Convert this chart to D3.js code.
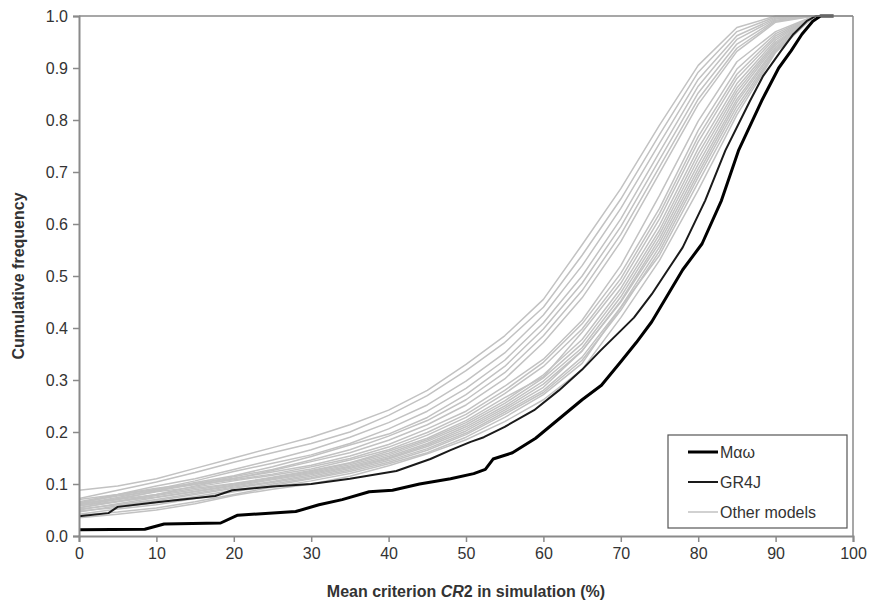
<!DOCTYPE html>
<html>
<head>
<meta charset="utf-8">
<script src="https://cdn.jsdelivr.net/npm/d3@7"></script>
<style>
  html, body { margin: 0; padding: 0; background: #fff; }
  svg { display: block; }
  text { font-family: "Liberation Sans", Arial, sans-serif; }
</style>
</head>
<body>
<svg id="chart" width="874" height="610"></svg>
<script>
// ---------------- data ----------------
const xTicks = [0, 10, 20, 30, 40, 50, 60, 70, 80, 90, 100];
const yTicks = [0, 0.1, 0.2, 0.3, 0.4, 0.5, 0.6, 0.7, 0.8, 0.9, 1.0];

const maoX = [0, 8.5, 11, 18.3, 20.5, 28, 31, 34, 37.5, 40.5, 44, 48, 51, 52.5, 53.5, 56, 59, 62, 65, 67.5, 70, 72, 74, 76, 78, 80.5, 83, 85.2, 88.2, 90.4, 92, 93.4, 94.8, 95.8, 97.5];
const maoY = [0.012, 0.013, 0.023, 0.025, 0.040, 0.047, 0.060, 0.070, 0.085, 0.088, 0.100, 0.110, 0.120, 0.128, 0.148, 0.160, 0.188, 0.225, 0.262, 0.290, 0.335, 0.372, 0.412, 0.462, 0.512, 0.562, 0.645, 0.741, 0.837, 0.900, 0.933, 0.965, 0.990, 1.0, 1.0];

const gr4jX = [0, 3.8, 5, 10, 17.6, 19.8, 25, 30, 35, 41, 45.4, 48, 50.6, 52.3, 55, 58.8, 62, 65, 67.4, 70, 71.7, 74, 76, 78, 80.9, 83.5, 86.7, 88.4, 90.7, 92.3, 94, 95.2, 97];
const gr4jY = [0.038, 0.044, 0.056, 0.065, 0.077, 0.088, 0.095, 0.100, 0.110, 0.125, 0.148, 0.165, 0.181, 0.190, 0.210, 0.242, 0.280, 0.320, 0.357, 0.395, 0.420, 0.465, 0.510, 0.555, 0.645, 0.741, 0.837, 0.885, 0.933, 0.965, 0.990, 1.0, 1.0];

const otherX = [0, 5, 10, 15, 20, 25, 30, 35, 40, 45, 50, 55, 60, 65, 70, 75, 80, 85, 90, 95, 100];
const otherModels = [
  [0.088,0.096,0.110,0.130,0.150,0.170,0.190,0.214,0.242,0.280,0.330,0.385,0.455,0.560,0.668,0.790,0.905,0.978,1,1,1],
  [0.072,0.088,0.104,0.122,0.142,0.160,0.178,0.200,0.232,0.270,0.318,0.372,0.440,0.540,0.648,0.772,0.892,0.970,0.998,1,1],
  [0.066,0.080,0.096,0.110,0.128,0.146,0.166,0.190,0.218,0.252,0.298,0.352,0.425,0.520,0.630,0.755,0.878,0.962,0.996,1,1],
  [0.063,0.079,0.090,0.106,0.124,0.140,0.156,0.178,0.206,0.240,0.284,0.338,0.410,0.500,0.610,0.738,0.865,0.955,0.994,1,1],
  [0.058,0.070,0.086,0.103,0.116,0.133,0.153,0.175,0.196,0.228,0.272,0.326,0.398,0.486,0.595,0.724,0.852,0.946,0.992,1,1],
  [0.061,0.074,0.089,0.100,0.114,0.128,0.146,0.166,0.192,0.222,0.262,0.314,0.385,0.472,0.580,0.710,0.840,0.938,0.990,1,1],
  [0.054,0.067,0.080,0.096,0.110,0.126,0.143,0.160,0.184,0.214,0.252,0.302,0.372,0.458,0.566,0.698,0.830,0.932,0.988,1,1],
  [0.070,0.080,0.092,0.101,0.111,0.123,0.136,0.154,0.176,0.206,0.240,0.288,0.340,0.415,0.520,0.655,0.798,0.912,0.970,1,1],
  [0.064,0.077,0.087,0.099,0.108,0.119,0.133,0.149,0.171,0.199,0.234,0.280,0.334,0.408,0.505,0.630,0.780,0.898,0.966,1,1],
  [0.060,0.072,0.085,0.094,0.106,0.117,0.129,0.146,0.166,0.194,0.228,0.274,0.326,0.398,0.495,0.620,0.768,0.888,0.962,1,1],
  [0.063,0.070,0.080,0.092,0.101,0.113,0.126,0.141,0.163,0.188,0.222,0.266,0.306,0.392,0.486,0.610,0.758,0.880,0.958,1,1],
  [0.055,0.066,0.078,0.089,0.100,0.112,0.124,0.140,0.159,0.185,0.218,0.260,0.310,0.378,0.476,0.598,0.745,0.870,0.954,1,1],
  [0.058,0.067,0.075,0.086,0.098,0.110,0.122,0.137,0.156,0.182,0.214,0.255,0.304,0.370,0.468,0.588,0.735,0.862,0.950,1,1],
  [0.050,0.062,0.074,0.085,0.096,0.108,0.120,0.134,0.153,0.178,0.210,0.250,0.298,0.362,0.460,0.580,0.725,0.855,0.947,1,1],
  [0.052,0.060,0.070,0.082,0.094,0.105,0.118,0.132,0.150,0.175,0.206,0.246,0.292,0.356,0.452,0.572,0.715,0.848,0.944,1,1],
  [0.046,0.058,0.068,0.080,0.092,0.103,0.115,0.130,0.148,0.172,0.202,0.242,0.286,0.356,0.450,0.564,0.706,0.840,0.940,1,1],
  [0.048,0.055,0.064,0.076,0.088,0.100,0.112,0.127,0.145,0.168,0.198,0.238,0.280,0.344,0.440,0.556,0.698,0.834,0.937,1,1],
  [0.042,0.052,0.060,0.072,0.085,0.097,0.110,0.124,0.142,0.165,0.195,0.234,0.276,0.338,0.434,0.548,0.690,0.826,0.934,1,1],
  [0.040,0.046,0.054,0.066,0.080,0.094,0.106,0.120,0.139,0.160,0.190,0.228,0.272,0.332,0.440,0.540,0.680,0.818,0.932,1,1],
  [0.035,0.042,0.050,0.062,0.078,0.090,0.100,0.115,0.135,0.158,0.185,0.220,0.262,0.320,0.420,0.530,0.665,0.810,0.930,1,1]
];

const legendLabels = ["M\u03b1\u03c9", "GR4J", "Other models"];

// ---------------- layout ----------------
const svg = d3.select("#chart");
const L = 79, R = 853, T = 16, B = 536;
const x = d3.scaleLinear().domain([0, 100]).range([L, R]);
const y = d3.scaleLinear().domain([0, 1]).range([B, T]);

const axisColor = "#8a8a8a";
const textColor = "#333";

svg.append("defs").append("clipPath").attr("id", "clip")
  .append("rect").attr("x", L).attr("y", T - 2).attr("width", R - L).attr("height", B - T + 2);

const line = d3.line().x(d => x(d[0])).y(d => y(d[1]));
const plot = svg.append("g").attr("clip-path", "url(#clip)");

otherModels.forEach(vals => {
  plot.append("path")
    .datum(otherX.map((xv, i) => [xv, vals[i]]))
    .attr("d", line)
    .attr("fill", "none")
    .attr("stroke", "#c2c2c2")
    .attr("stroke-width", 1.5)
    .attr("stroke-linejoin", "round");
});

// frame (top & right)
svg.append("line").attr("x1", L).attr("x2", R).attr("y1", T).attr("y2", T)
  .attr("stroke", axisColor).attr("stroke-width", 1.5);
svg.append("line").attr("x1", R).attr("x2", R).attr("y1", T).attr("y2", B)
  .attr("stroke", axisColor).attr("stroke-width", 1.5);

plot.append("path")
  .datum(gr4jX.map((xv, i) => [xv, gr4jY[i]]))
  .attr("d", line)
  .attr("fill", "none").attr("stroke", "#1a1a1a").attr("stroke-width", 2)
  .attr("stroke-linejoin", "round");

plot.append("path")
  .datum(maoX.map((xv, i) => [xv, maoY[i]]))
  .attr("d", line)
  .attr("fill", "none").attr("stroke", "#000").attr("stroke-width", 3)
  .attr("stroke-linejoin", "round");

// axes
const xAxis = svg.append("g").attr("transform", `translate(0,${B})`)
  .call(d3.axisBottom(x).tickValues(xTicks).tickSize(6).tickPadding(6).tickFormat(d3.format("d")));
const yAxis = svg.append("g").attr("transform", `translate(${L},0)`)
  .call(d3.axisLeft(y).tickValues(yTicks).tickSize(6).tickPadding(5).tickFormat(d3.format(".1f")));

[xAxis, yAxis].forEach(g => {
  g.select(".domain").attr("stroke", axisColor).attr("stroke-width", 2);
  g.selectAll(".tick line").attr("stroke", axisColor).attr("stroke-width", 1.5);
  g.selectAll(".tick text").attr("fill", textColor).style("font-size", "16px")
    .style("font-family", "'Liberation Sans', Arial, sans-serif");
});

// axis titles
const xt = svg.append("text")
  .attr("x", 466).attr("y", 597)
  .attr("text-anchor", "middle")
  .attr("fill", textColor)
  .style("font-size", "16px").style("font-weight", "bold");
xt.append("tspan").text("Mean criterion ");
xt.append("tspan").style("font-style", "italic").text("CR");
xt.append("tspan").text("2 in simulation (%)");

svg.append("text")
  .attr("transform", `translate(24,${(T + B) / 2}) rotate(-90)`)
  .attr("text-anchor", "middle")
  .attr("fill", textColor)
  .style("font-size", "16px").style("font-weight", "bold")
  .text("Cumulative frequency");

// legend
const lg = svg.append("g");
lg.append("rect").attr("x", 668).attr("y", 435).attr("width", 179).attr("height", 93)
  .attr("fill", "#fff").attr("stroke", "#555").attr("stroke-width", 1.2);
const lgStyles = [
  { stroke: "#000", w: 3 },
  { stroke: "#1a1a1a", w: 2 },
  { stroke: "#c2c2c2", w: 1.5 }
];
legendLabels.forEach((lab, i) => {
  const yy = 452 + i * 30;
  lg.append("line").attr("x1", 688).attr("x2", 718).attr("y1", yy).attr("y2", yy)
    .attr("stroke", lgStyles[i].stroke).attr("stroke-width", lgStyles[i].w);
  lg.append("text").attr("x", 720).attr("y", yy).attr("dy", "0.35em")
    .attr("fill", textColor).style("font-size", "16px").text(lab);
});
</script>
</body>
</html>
*-*-*
> **Written exercise**:
Repeat the listing above from its first line through the line that contains "0.885, 0.933, 0.965, 0.990, 1.0, 1.0];", both included, and nothing more. Drop the pictures.

> **Complete response**:
Convert this chart to D3.js code.
<!DOCTYPE html>
<html>
<head>
<meta charset="utf-8">
<script src="https://cdn.jsdelivr.net/npm/d3@7"></script>
<style>
  html, body { margin: 0; padding: 0; background: #fff; }
  svg { display: block; }
  text { font-family: "Liberation Sans", Arial, sans-serif; }
</style>
</head>
<body>
<svg id="chart" width="874" height="610"></svg>
<script>
// ---------------- data ----------------
const xTicks = [0, 10, 20, 30, 40, 50, 60, 70, 80, 90, 100];
const yTicks = [0, 0.1, 0.2, 0.3, 0.4, 0.5, 0.6, 0.7, 0.8, 0.9, 1.0];

const maoX = [0, 8.5, 11, 18.3, 20.5, 28, 31, 34, 37.5, 40.5, 44, 48, 51, 52.5, 53.5, 56, 59, 62, 65, 67.5, 70, 72, 74, 76, 78, 80.5, 83, 85.2, 88.2, 90.4, 92, 93.4, 94.8, 95.8, 97.5];
const maoY = [0.012, 0.013, 0.023, 0.025, 0.040, 0.047, 0.060, 0.070, 0.085, 0.088, 0.100, 0.110, 0.120, 0.128, 0.148, 0.160, 0.188, 0.225, 0.262, 0.290, 0.335, 0.372, 0.412, 0.462, 0.512, 0.562, 0.645, 0.741, 0.837, 0.900, 0.933, 0.965, 0.990, 1.0, 1.0];

const gr4jX = [0, 3.8, 5, 10, 17.6, 19.8, 25, 30, 35, 41, 45.4, 48, 50.6, 52.3, 55, 58.8, 62, 65, 67.4, 70, 71.7, 74, 76, 78, 80.9, 83.5, 86.7, 88.4, 90.7, 92.3, 94, 95.2, 97];
const gr4jY = [0.038, 0.044, 0.056, 0.065, 0.077, 0.088, 0.095, 0.100, 0.110, 0.125, 0.148, 0.165, 0.181, 0.190, 0.210, 0.242, 0.280, 0.320, 0.357, 0.395, 0.420, 0.465, 0.510, 0.555, 0.645, 0.741, 0.837, 0.885, 0.933, 0.965, 0.990, 1.0, 1.0];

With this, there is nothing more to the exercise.